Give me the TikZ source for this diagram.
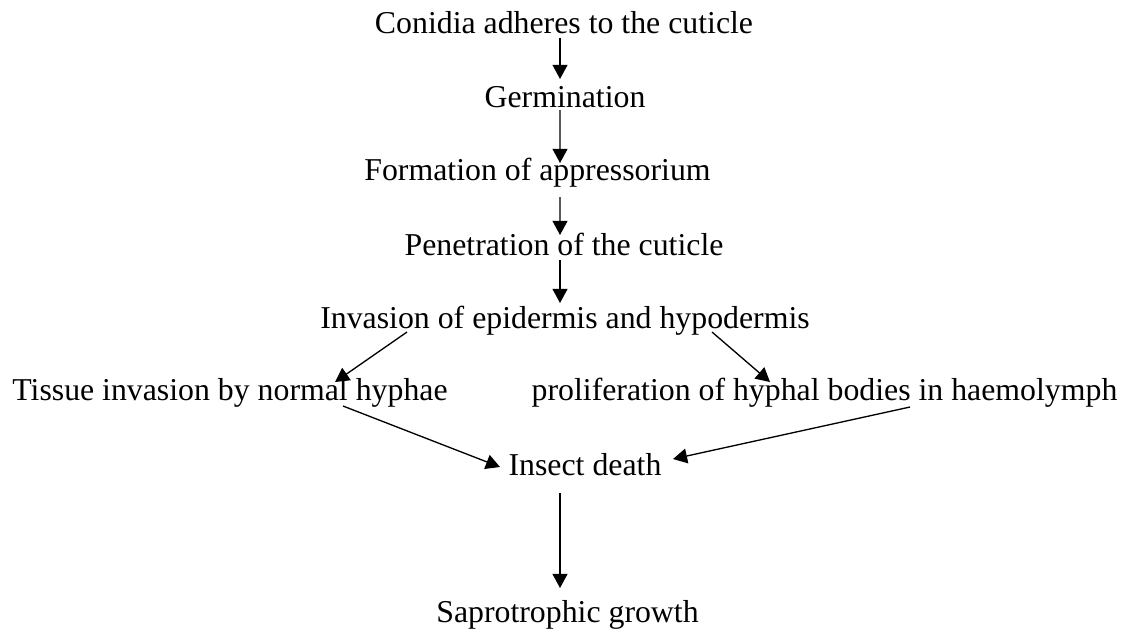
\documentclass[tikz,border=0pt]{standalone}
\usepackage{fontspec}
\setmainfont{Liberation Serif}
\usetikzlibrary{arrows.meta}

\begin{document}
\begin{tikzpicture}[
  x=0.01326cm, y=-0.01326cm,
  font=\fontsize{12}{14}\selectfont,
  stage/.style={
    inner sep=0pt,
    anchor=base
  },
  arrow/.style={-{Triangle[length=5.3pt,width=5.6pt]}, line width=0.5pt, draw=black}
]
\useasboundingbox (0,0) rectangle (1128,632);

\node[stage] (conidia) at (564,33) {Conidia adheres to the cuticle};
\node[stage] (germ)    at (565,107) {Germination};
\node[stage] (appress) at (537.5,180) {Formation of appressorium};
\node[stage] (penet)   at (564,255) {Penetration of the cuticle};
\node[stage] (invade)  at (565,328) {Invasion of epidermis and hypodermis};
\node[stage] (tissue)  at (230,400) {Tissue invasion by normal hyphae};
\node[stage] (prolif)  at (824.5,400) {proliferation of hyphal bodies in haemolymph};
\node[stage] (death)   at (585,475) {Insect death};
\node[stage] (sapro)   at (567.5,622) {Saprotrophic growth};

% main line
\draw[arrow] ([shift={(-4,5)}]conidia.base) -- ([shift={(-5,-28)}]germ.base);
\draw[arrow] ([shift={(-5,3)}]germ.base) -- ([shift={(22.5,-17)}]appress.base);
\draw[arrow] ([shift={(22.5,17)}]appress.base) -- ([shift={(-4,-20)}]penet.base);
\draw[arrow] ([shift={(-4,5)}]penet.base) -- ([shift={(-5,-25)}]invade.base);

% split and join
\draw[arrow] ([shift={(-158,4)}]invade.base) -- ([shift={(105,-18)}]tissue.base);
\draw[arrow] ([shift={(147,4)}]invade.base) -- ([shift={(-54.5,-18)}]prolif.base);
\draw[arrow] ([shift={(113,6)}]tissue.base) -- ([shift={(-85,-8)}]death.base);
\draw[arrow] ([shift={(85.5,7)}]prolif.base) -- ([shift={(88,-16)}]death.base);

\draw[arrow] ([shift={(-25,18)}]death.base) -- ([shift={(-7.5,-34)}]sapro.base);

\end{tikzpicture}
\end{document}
────
TASK OBJECTIVE =>
All of the lines above should be printed exactly, minus the pictures.

SOLVED EXERCISE =>
Give me the TikZ source for this diagram.
\documentclass[tikz,border=0pt]{standalone}
\usepackage{fontspec}
\setmainfont{Liberation Serif}
\usetikzlibrary{arrows.meta}

\begin{document}
\begin{tikzpicture}[
  x=0.01326cm, y=-0.01326cm,
  font=\fontsize{12}{14}\selectfont,
  stage/.style={
    inner sep=0pt,
    anchor=base
  },
  arrow/.style={-{Triangle[length=5.3pt,width=5.6pt]}, line width=0.5pt, draw=black}
]
\useasboundingbox (0,0) rectangle (1128,632);

\node[stage] (conidia) at (564,33) {Conidia adheres to the cuticle};
\node[stage] (germ)    at (565,107) {Germination};
\node[stage] (appress) at (537.5,180) {Formation of appressorium};
\node[stage] (penet)   at (564,255) {Penetration of the cuticle};
\node[stage] (invade)  at (565,328) {Invasion of epidermis and hypodermis};
\node[stage] (tissue)  at (230,400) {Tissue invasion by normal hyphae};
\node[stage] (prolif)  at (824.5,400) {proliferation of hyphal bodies in haemolymph};
\node[stage] (death)   at (585,475) {Insect death};
\node[stage] (sapro)   at (567.5,622) {Saprotrophic growth};

% main line
\draw[arrow] ([shift={(-4,5)}]conidia.base) -- ([shift={(-5,-28)}]germ.base);
\draw[arrow] ([shift={(-5,3)}]germ.base) -- ([shift={(22.5,-17)}]appress.base);
\draw[arrow] ([shift={(22.5,17)}]appress.base) -- ([shift={(-4,-20)}]penet.base);
\draw[arrow] ([shift={(-4,5)}]penet.base) -- ([shift={(-5,-25)}]invade.base);

% split and join
\draw[arrow] ([shift={(-158,4)}]invade.base) -- ([shift={(105,-18)}]tissue.base);
\draw[arrow] ([shift={(147,4)}]invade.base) -- ([shift={(-54.5,-18)}]prolif.base);
\draw[arrow] ([shift={(113,6)}]tissue.base) -- ([shift={(-85,-8)}]death.base);
\draw[arrow] ([shift={(85.5,7)}]prolif.base) -- ([shift={(88,-16)}]death.base);

\draw[arrow] ([shift={(-25,18)}]death.base) -- ([shift={(-7.5,-34)}]sapro.base);

\end{tikzpicture}
\end{document}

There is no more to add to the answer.